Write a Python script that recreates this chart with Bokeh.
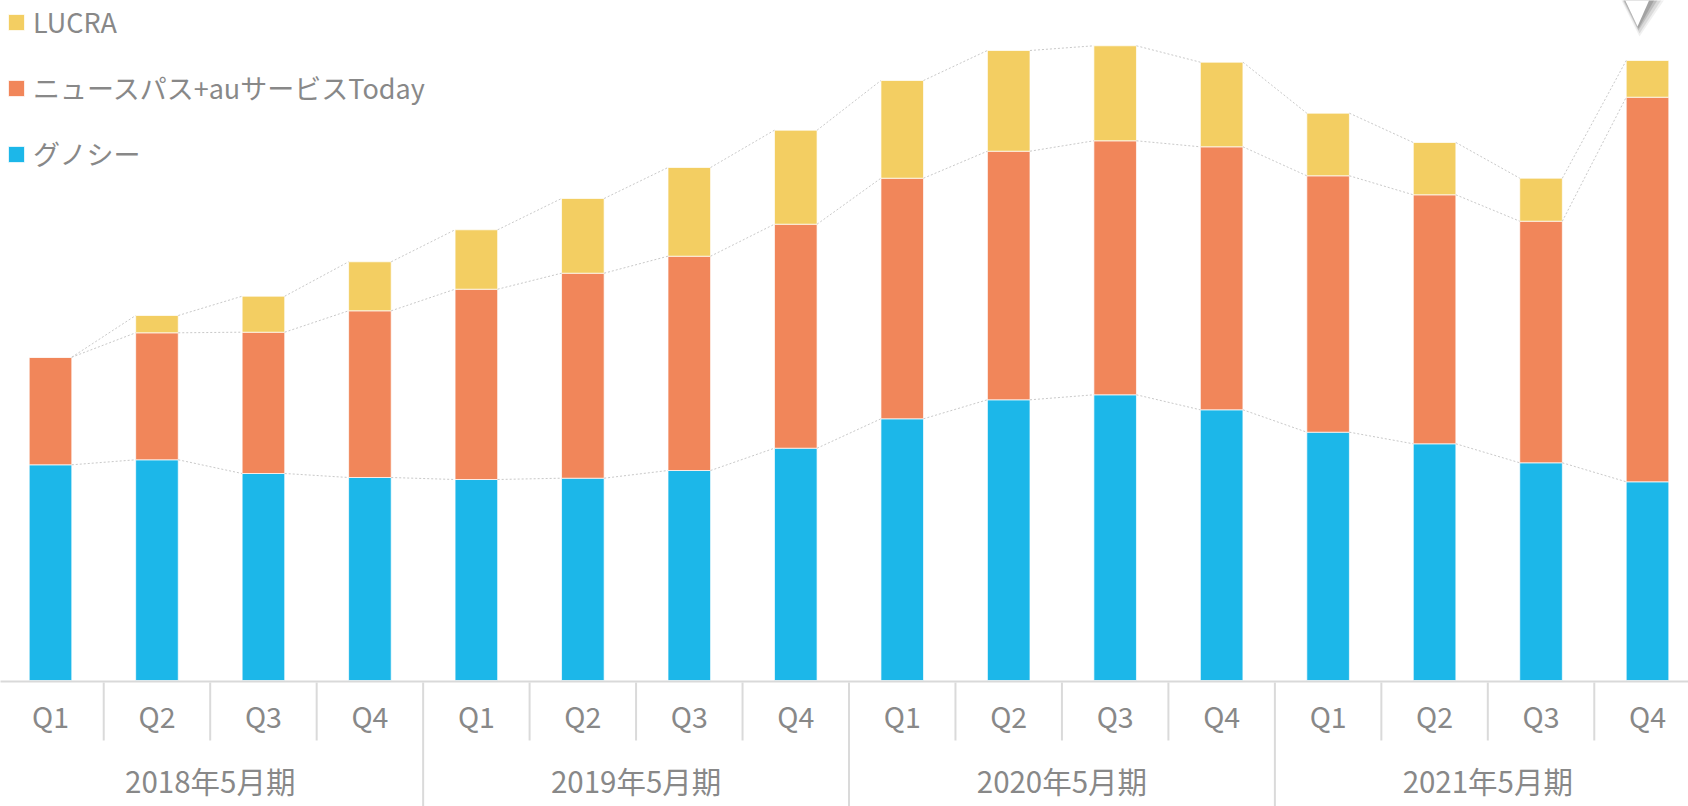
import numpy as np
from bokeh.plotting import figure
from bokeh.models import Range1d, Legend, LegendItem, ColumnDataSource
from bokeh.core.properties import value
from bokeh.embed import file_html
from bokeh.resources import INLINE

# ---- data (unitless bar heights) ----
years = ["2018年5月期", "2019年5月期", "2020年5月期", "2021年5月期"]
quarters = ["Q1", "Q2", "Q3", "Q4"]
gunosy = [215.7, 220.7, 207.0, 203.0, 201.0, 202.3, 210.0, 232.3,
          261.7, 280.7, 285.7, 270.7, 248.3, 236.7, 217.7, 198.7]
newspass = [107.6, 127.0, 141.3, 166.7, 190.3, 205.0, 214.3, 224.0,
            240.6, 248.6, 254.0, 263.0, 256.4, 249.0, 241.6, 384.6]
lucra = [0.0, 17.3, 36.0, 49.0, 59.4, 74.7, 88.7, 94.0,
         97.7, 100.7, 95.0, 84.6, 62.6, 52.3, 43.0, 36.7]
series_keys = ["gunosy", "newspass", "lucra"]
series_names = ["グノシー", "ニュースパス+auサービスToday", "LUCRA"]
colors = ["#1CB7E9", "#F1865A", "#F3CE62"]

FONT = "Noto Sans CJK JP"
TEXT_COLOR = "#888888"
W, H = 1688, 806

n = len(years) * len(quarters)
x = np.arange(n)
q_labels = [q for _ in years for q in quarters]

src = ColumnDataSource(dict(x=x, gunosy=gunosy, newspass=newspass, lucra=lucra))

X0, X1 = -0.4696, 15.385
p = figure(width=W, height=H, output_backend="svg", toolbar_location=None,
           x_range=Range1d(X0, X1), y_range=Range1d(-126, 680),
           x_axis_location=None, y_axis_location=None, min_border=0,
           outline_line_color=None, background_fill_color="white",
           border_fill_color="white")
p.grid.visible = False

bw = 0.40
rs = p.vbar_stack(series_keys, x="x", width=bw, color=colors, source=src,
                  line_color="white", line_width=1, line_alpha=0.7)

# dotted connectors between stack levels
c1 = np.array(gunosy)
c2 = c1 + np.array(newspass)
c3 = c2 + np.array(lucra)
for lvl in (c1, c2, c3):
    p.segment(x0=x[:-1] + bw / 2, y0=lvl[:-1], x1=x[1:] - bw / 2, y1=lvl[1:],
              line_color="#c9c9c9", line_width=1, line_dash="2 2")

# baseline
p.segment(x0=[-1], y0=[-1], x1=[n + 1], y1=[-1], line_color="#d9d9d9", line_width=2)

# dividers: within-year (short) and between years (long)
qdiv = [i + 0.5 for i in range(n - 1) if (i + 1) % 4 != 0]
ydiv = [i + 0.5 for i in range(n - 1) if (i + 1) % 4 == 0]
p.segment(x0=qdiv, y0=[-2] * len(qdiv), x1=qdiv, y1=[-60] * len(qdiv),
          line_color="#dadada", line_width=2)
p.segment(x0=ydiv, y0=[-2] * len(ydiv), x1=ydiv, y1=[-130] * len(ydiv),
          line_color="#dadada", line_width=2)

# category labels
p.text(x=x, y=[-35] * n, text=q_labels, text_align="center", text_baseline="middle",
       text_font=value(FONT), text_font_size="28.5px", text_color=TEXT_COLOR)
yx = [4 * k + 1.5 for k in range(len(years))]
p.text(x=yx, y=[-99] * len(years), text=years, text_align="center",
       text_baseline="middle", text_font=value(FONT), text_font_size="29.5px",
       text_color=TEXT_COLOR)

# pointer triangle decoration (with soft shadow) at top right
pitch = W / (X1 - X0)
def px(v):
    return X0 + v / pitch
def py(v):
    return 680 - v
layers = [((1616, 1670, 1639, 36), "#444444", 0.08),
          ((1617, 1667, 1639, 33), "#444444", 0.12),
          ((1618, 1663, 1638, 30), "#444444", 0.18),
          ((1619, 1659, 1638, 28), "#444444", 0.22),
          ((1620, 1653, 1637, 26), "white", 1.0)]
for (l, r, t, ty), c, a in layers:
    p.patch(x=[px(l), px(r), px(t)], y=[py(-10), py(-10), py(ty)],
            fill_color=c, fill_alpha=a, line_alpha=0)

legend = Legend(items=[LegendItem(label=series_names[2], renderers=[rs[2]]),
                       LegendItem(label=series_names[1], renderers=[rs[1]]),
                       LegendItem(label=series_names[0], renderers=[rs[0]])],
                location=(6, 633), glyph_width=20, glyph_height=20,
                label_height=30, spacing=27, padding=0, margin=0,
                label_standoff=7, label_text_font=FONT, label_text_font_size="27px",
                label_text_color=TEXT_COLOR, border_line_alpha=0,
                background_fill_alpha=0)
p.add_layout(legend)

open("out.html", "w").write(file_html(p, INLINE))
□ □ □
• _INSTRUCTIONS FOR THE TASK_: Are you able to set down all the lines above exactly, without any pictures?

• _WRITTEN SOLUTION_:
Write a Python script that recreates this chart with Bokeh.
import numpy as np
from bokeh.plotting import figure
from bokeh.models import Range1d, Legend, LegendItem, ColumnDataSource
from bokeh.core.properties import value
from bokeh.embed import file_html
from bokeh.resources import INLINE

# ---- data (unitless bar heights) ----
years = ["2018年5月期", "2019年5月期", "2020年5月期", "2021年5月期"]
quarters = ["Q1", "Q2", "Q3", "Q4"]
gunosy = [215.7, 220.7, 207.0, 203.0, 201.0, 202.3, 210.0, 232.3,
          261.7, 280.7, 285.7, 270.7, 248.3, 236.7, 217.7, 198.7]
newspass = [107.6, 127.0, 141.3, 166.7, 190.3, 205.0, 214.3, 224.0,
            240.6, 248.6, 254.0, 263.0, 256.4, 249.0, 241.6, 384.6]
lucra = [0.0, 17.3, 36.0, 49.0, 59.4, 74.7, 88.7, 94.0,
         97.7, 100.7, 95.0, 84.6, 62.6, 52.3, 43.0, 36.7]
series_keys = ["gunosy", "newspass", "lucra"]
series_names = ["グノシー", "ニュースパス+auサービスToday", "LUCRA"]
colors = ["#1CB7E9", "#F1865A", "#F3CE62"]

FONT = "Noto Sans CJK JP"
TEXT_COLOR = "#888888"
W, H = 1688, 806

n = len(years) * len(quarters)
x = np.arange(n)
q_labels = [q for _ in years for q in quarters]

src = ColumnDataSource(dict(x=x, gunosy=gunosy, newspass=newspass, lucra=lucra))

X0, X1 = -0.4696, 15.385
p = figure(width=W, height=H, output_backend="svg", toolbar_location=None,
           x_range=Range1d(X0, X1), y_range=Range1d(-126, 680),
           x_axis_location=None, y_axis_location=None, min_border=0,
           outline_line_color=None, background_fill_color="white",
           border_fill_color="white")
p.grid.visible = False

bw = 0.40
rs = p.vbar_stack(series_keys, x="x", width=bw, color=colors, source=src,
                  line_color="white", line_width=1, line_alpha=0.7)

# dotted connectors between stack levels
c1 = np.array(gunosy)
c2 = c1 + np.array(newspass)
c3 = c2 + np.array(lucra)
for lvl in (c1, c2, c3):
    p.segment(x0=x[:-1] + bw / 2, y0=lvl[:-1], x1=x[1:] - bw / 2, y1=lvl[1:],
              line_color="#c9c9c9", line_width=1, line_dash="2 2")

# baseline
p.segment(x0=[-1], y0=[-1], x1=[n + 1], y1=[-1], line_color="#d9d9d9", line_width=2)

# dividers: within-year (short) and between years (long)
qdiv = [i + 0.5 for i in range(n - 1) if (i + 1) % 4 != 0]
ydiv = [i + 0.5 for i in range(n - 1) if (i + 1) % 4 == 0]
p.segment(x0=qdiv, y0=[-2] * len(qdiv), x1=qdiv, y1=[-60] * len(qdiv),
          line_color="#dadada", line_width=2)
p.segment(x0=ydiv, y0=[-2] * len(ydiv), x1=ydiv, y1=[-130] * len(ydiv),
          line_color="#dadada", line_width=2)

# category labels
p.text(x=x, y=[-35] * n, text=q_labels, text_align="center", text_baseline="middle",
       text_font=value(FONT), text_font_size="28.5px", text_color=TEXT_COLOR)
yx = [4 * k + 1.5 for k in range(len(years))]
p.text(x=yx, y=[-99] * len(years), text=years, text_align="center",
       text_baseline="middle", text_font=value(FONT), text_font_size="29.5px",
       text_color=TEXT_COLOR)

# pointer triangle decoration (with soft shadow) at top right
pitch = W / (X1 - X0)
def px(v):
    return X0 + v / pitch
def py(v):
    return 680 - v
layers = [((1616, 1670, 1639, 36), "#444444", 0.08),
          ((1617, 1667, 1639, 33), "#444444", 0.12),
          ((1618, 1663, 1638, 30), "#444444", 0.18),
          ((1619, 1659, 1638, 28), "#444444", 0.22),
          ((1620, 1653, 1637, 26), "white", 1.0)]
for (l, r, t, ty), c, a in layers:
    p.patch(x=[px(l), px(r), px(t)], y=[py(-10), py(-10), py(ty)],
            fill_color=c, fill_alpha=a, line_alpha=0)

legend = Legend(items=[LegendItem(label=series_names[2], renderers=[rs[2]]),
                       LegendItem(label=series_names[1], renderers=[rs[1]]),
                       LegendItem(label=series_names[0], renderers=[rs[0]])],
                location=(6, 633), glyph_width=20, glyph_height=20,
                label_height=30, spacing=27, padding=0, margin=0,
                label_standoff=7, label_text_font=FONT, label_text_font_size="27px",
                label_text_color=TEXT_COLOR, border_line_alpha=0,
                background_fill_alpha=0)
p.add_layout(legend)

open("out.html", "w").write(file_html(p, INLINE))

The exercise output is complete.